The threats did not stop Clark, however. He tested sixteen black children between the ages of five and nine and, by using black and white dolls, asked them to give their views of black and white people. The only difference between the dolls was their skin color. Ten of the sixteen children said they preferred the white doll. Eleven of the children referred to the black doll as “bad,” while nine said the white doll was “nice.” Seven of the children pointed to the white doll when they were asked to choose the doll most like themselves.
Marshall and the lawyers, meanwhile, were busy collecting information on the disparities between the state’s white schools and its threadbare black schools. Their initial brief was based solely on the existing inequality between the schools.
In both the teachers’ salary case and the white primary case it was Judge J. Waties Waring who had ruled in Marshall’s favor. In fact, Waring had for years been privately urging Marshall to directly challenge the constitutionality of school segregation. “The NAACP legal staff apparently was quite hesitant about bringing a formal attack on legal segregation in schools,” Waring recalled later. The judge had no such fears. While Marshall was working on the brief, Waring invited Marshall to dinner at his house—at a time when “decent” white people never invited Negroes into their homes as social equals—and told him it was time to make law by making history.

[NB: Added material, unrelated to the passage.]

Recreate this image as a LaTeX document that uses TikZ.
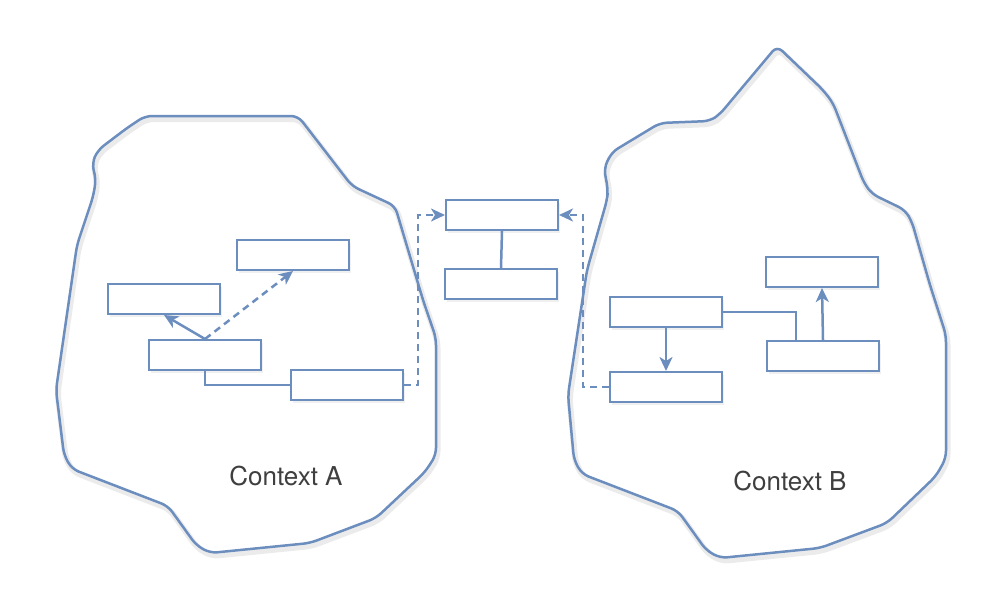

But Marshall was still hesitant. The judge insisted that Marshall rewrite his suit, bringing an even stronger, more direct challenge to school segregation. “He looked rather astonished, but said, ‘Yes,’ ” Waring recounted later.12
Marshall had to rewrite the brief twice before Waring was satisfied that the NAACP was truly challenging the constitutionality of segregation. The trial began on May 28, 1951, before a three-judge federal panel. Waring was joined on the bench by George Timmerman and Federal Circuit Court Judge John Parker, the senior judge for the Fourth Circuit, who presided.